In what world is it acceptable that Brock Turner’s father walks down the street unencumbered and unafraid while publicly stating that the forced penetration of an unconscious student was merely “action”? Stipulating that his son has the right to do that, that his son does not deserve punishment for that, and – perhaps most alarmingly – that it was fun? (That was the same tone of the Brazilian rapist’s post, “They left her kneaded like dough, get it? Haha.”)
Why is he not afraid someone will find him in a dark alley, and give him 20 minutes of “action”? And let his ass (literally) know what that feels like?
I’ve always been a flower child. I never thought I’d write like this.

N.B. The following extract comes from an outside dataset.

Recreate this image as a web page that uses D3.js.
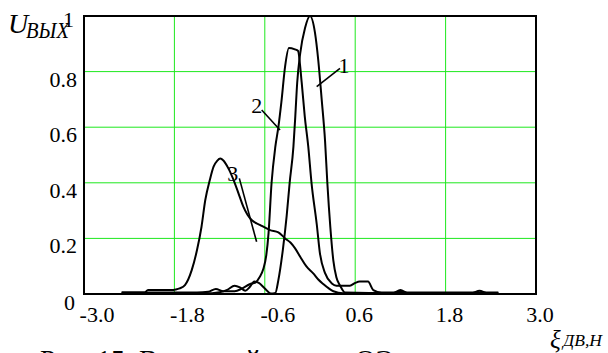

But something happened after I had a kid - mainly, my level of human empathy went way up, while the number of fucks I give plummeted to about zero.
I am outraged that I live in a world in which men mock female sexuality and female power. And I am heartbroken that no one seems to suffer from this like women do. Is that what 1970's revolutionaries meant by, “Any means necessary?” Is “action” the only language that men like that understand? Do men have to be left amassado to get what this is?
If so, maybe we should hire Mickey and Jimmy. Or Pauly and Mikey. Or whoever those LA tough men were, in the Eisenhower years. Wam! Pow! seemed to have worked. In LA, the Samoans run the docks.